:: Material

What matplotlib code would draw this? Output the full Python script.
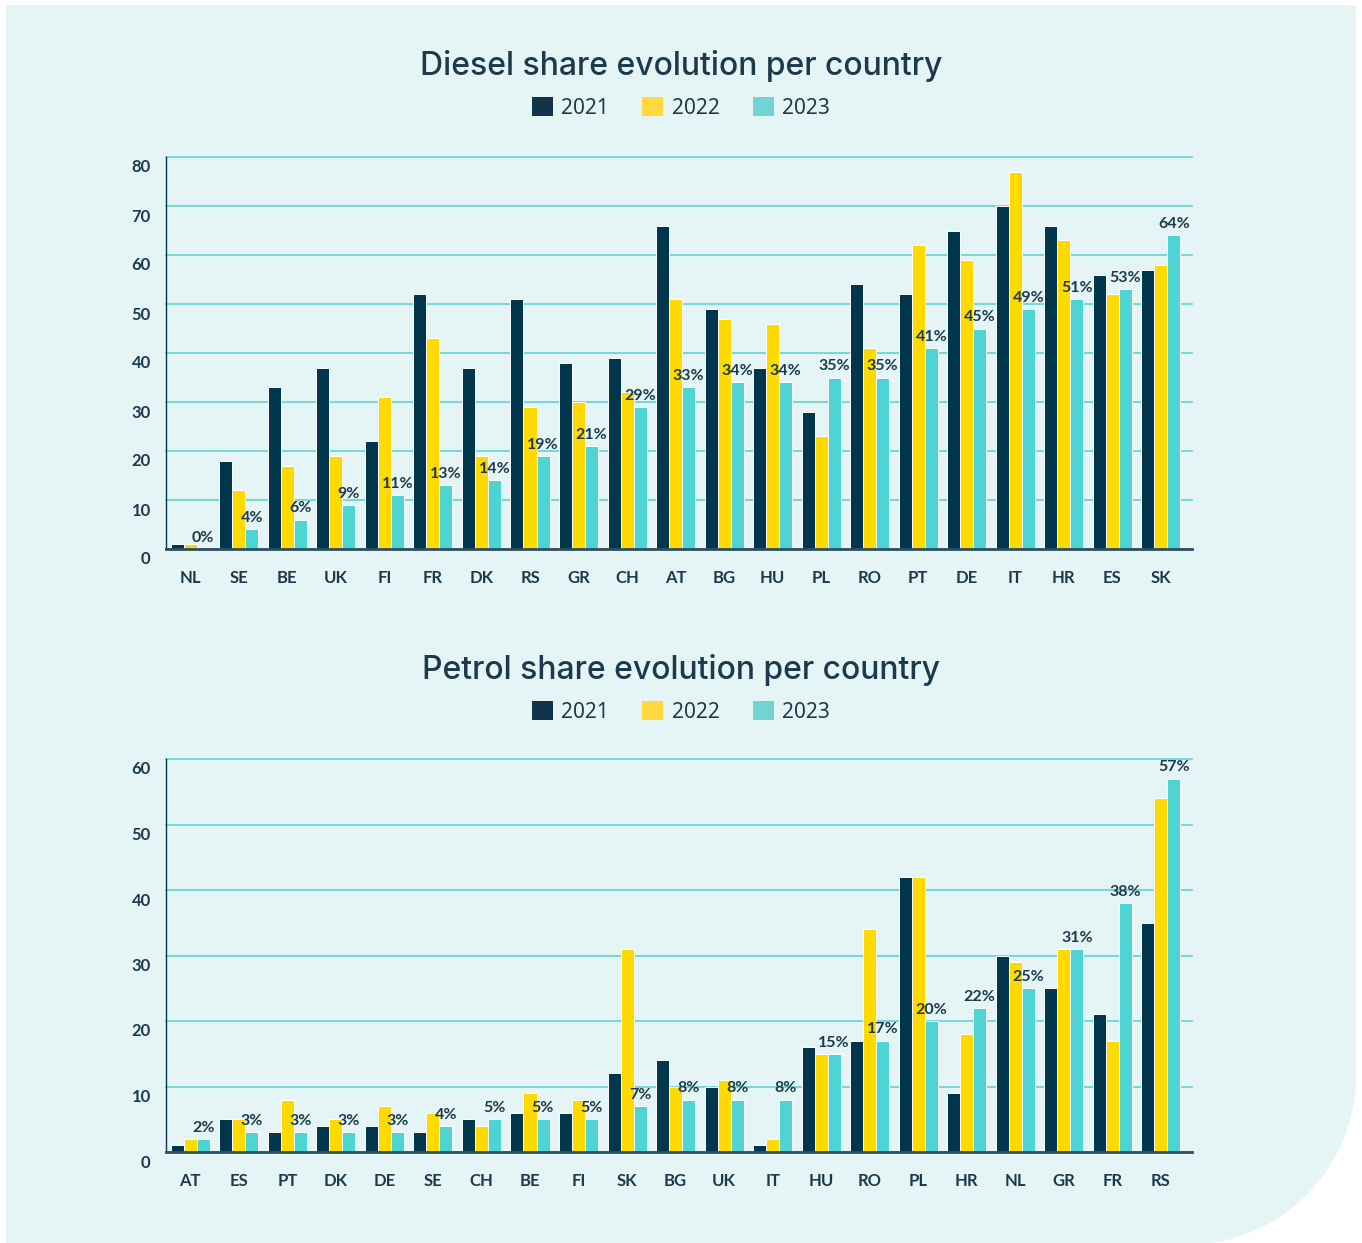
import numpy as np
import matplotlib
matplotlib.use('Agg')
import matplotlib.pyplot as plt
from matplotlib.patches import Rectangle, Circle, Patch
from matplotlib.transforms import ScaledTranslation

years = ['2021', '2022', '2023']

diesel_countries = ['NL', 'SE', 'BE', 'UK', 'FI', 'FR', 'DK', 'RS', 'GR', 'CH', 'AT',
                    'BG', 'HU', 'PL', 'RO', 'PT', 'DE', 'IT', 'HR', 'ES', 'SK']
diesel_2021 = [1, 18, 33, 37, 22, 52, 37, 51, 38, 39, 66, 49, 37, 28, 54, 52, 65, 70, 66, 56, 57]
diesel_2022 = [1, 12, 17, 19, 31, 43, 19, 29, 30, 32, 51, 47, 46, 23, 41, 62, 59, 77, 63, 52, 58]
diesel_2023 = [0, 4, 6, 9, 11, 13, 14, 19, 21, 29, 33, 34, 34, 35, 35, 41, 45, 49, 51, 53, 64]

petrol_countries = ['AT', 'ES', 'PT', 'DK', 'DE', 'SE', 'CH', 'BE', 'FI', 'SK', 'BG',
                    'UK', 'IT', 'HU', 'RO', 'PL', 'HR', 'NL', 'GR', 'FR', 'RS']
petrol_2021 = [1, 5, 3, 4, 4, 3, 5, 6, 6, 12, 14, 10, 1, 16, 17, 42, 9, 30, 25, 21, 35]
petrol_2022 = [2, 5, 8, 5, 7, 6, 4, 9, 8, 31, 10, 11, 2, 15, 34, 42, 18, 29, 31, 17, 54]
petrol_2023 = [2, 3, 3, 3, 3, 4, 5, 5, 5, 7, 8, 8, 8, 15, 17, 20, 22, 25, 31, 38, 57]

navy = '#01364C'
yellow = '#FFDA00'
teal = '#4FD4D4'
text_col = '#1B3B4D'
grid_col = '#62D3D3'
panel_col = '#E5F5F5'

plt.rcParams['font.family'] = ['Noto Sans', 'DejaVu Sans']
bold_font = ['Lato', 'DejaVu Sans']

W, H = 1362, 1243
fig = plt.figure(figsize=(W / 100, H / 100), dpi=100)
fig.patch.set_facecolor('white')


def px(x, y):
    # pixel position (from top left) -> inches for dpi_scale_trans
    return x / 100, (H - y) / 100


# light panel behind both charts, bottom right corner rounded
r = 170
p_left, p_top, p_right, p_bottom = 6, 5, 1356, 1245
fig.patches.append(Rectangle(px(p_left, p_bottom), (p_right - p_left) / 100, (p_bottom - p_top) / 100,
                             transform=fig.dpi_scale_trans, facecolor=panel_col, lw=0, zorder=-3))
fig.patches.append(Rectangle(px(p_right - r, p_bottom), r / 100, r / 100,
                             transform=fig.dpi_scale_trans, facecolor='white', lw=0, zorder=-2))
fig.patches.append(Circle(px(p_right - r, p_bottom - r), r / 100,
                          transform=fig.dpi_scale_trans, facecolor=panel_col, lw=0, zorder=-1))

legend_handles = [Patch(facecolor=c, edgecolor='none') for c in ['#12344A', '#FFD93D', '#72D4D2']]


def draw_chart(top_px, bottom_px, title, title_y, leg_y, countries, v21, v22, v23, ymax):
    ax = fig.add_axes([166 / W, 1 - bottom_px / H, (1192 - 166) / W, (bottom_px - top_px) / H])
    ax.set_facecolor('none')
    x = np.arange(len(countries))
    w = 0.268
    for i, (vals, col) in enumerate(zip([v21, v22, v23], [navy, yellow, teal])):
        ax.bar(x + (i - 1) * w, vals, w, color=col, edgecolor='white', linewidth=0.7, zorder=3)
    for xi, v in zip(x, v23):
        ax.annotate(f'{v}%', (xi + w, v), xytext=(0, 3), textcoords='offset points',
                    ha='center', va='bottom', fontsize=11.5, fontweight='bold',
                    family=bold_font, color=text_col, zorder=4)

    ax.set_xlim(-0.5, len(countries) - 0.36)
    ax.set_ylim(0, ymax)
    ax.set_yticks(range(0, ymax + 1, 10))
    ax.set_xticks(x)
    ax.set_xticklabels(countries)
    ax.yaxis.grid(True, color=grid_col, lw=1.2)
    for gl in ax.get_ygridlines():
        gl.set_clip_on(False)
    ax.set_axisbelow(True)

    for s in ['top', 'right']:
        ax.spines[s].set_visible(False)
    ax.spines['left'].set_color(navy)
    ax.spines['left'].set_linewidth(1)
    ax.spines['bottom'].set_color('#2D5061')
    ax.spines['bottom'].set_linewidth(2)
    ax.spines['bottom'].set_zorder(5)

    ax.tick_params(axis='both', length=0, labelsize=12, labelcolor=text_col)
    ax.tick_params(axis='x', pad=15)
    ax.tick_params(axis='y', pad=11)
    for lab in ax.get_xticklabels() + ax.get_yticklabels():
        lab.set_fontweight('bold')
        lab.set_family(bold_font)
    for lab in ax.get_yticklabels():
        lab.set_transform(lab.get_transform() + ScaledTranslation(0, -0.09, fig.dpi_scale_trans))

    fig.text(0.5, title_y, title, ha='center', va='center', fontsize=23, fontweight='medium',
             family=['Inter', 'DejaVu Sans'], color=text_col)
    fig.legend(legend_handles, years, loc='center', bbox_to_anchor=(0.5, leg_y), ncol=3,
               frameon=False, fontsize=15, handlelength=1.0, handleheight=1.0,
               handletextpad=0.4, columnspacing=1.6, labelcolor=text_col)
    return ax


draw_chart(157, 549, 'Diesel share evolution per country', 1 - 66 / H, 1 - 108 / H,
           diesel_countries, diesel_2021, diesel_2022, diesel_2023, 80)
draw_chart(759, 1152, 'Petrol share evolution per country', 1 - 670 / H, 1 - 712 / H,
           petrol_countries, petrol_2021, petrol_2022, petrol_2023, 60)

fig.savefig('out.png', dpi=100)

::::

Work required – Skip the pictures, please, and transcribe only the lines from the beginning of the material through the one that contains "years = ['2021', '2022', '2023']".

Task answer –
What matplotlib code would draw this? Output the full Python script.
import numpy as np
import matplotlib
matplotlib.use('Agg')
import matplotlib.pyplot as plt
from matplotlib.patches import Rectangle, Circle, Patch
from matplotlib.transforms import ScaledTranslation

years = ['2021', '2022', '2023']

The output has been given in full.